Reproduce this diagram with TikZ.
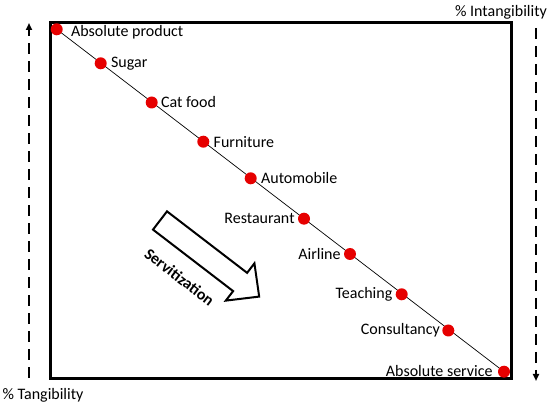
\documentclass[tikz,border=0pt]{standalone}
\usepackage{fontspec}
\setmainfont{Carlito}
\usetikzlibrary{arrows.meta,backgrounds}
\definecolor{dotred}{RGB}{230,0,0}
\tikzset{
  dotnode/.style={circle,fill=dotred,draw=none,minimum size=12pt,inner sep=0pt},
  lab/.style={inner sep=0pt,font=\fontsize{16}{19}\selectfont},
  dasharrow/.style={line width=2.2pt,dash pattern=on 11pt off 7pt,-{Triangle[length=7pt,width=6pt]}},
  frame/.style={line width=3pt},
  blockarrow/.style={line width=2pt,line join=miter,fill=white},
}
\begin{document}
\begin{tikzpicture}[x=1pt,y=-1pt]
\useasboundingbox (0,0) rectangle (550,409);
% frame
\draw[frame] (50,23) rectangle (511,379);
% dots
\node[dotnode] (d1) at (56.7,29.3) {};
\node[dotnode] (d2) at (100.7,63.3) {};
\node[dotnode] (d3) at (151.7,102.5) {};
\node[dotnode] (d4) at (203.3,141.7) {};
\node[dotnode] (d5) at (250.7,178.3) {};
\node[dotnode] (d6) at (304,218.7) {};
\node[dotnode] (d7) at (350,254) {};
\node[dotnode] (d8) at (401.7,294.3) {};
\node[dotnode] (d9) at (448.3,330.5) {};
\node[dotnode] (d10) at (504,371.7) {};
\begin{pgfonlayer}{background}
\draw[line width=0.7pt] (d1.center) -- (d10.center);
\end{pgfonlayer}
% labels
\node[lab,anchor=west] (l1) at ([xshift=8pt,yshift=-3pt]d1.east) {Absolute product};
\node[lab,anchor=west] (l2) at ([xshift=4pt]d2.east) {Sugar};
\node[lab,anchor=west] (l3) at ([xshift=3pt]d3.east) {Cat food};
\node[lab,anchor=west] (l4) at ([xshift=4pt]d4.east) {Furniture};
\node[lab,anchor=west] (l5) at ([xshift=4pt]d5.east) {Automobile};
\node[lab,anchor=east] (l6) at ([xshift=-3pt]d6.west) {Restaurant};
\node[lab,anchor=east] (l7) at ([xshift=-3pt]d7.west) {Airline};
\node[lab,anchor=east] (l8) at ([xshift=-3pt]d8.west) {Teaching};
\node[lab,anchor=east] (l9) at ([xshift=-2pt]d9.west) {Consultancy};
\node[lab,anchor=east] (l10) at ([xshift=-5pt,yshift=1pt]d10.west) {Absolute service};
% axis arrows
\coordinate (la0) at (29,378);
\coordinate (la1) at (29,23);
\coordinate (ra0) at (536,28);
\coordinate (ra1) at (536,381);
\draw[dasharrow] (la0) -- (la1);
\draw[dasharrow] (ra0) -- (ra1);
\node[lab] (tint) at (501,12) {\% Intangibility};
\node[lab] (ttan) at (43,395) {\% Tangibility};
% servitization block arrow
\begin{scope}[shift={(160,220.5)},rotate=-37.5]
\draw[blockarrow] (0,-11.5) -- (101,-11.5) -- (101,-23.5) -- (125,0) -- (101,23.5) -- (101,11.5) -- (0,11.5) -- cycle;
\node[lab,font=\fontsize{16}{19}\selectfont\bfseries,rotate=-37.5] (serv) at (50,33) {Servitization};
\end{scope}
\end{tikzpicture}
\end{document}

+++

## Goal
Return to the listing above and set it down exactly, leaving out its pictures.

## Solution
Reproduce this diagram with TikZ.
\documentclass[tikz,border=0pt]{standalone}
\usepackage{fontspec}
\setmainfont{Carlito}
\usetikzlibrary{arrows.meta,backgrounds}
\definecolor{dotred}{RGB}{230,0,0}
\tikzset{
  dotnode/.style={circle,fill=dotred,draw=none,minimum size=12pt,inner sep=0pt},
  lab/.style={inner sep=0pt,font=\fontsize{16}{19}\selectfont},
  dasharrow/.style={line width=2.2pt,dash pattern=on 11pt off 7pt,-{Triangle[length=7pt,width=6pt]}},
  frame/.style={line width=3pt},
  blockarrow/.style={line width=2pt,line join=miter,fill=white},
}
\begin{document}
\begin{tikzpicture}[x=1pt,y=-1pt]
\useasboundingbox (0,0) rectangle (550,409);
% frame
\draw[frame] (50,23) rectangle (511,379);
% dots
\node[dotnode] (d1) at (56.7,29.3) {};
\node[dotnode] (d2) at (100.7,63.3) {};
\node[dotnode] (d3) at (151.7,102.5) {};
\node[dotnode] (d4) at (203.3,141.7) {};
\node[dotnode] (d5) at (250.7,178.3) {};
\node[dotnode] (d6) at (304,218.7) {};
\node[dotnode] (d7) at (350,254) {};
\node[dotnode] (d8) at (401.7,294.3) {};
\node[dotnode] (d9) at (448.3,330.5) {};
\node[dotnode] (d10) at (504,371.7) {};
\begin{pgfonlayer}{background}
\draw[line width=0.7pt] (d1.center) -- (d10.center);
\end{pgfonlayer}
% labels
\node[lab,anchor=west] (l1) at ([xshift=8pt,yshift=-3pt]d1.east) {Absolute product};
\node[lab,anchor=west] (l2) at ([xshift=4pt]d2.east) {Sugar};
\node[lab,anchor=west] (l3) at ([xshift=3pt]d3.east) {Cat food};
\node[lab,anchor=west] (l4) at ([xshift=4pt]d4.east) {Furniture};
\node[lab,anchor=west] (l5) at ([xshift=4pt]d5.east) {Automobile};
\node[lab,anchor=east] (l6) at ([xshift=-3pt]d6.west) {Restaurant};
\node[lab,anchor=east] (l7) at ([xshift=-3pt]d7.west) {Airline};
\node[lab,anchor=east] (l8) at ([xshift=-3pt]d8.west) {Teaching};
\node[lab,anchor=east] (l9) at ([xshift=-2pt]d9.west) {Consultancy};
\node[lab,anchor=east] (l10) at ([xshift=-5pt,yshift=1pt]d10.west) {Absolute service};
% axis arrows
\coordinate (la0) at (29,378);
\coordinate (la1) at (29,23);
\coordinate (ra0) at (536,28);
\coordinate (ra1) at (536,381);
\draw[dasharrow] (la0) -- (la1);
\draw[dasharrow] (ra0) -- (ra1);
\node[lab] (tint) at (501,12) {\% Intangibility};
\node[lab] (ttan) at (43,395) {\% Tangibility};
% servitization block arrow
\begin{scope}[shift={(160,220.5)},rotate=-37.5]
\draw[blockarrow] (0,-11.5) -- (101,-11.5) -- (101,-23.5) -- (125,0) -- (101,23.5) -- (101,11.5) -- (0,11.5) -- cycle;
\node[lab,font=\fontsize{16}{19}\selectfont\bfseries,rotate=-37.5] (serv) at (50,33) {Servitization};
\end{scope}
\end{tikzpicture}
\end{document}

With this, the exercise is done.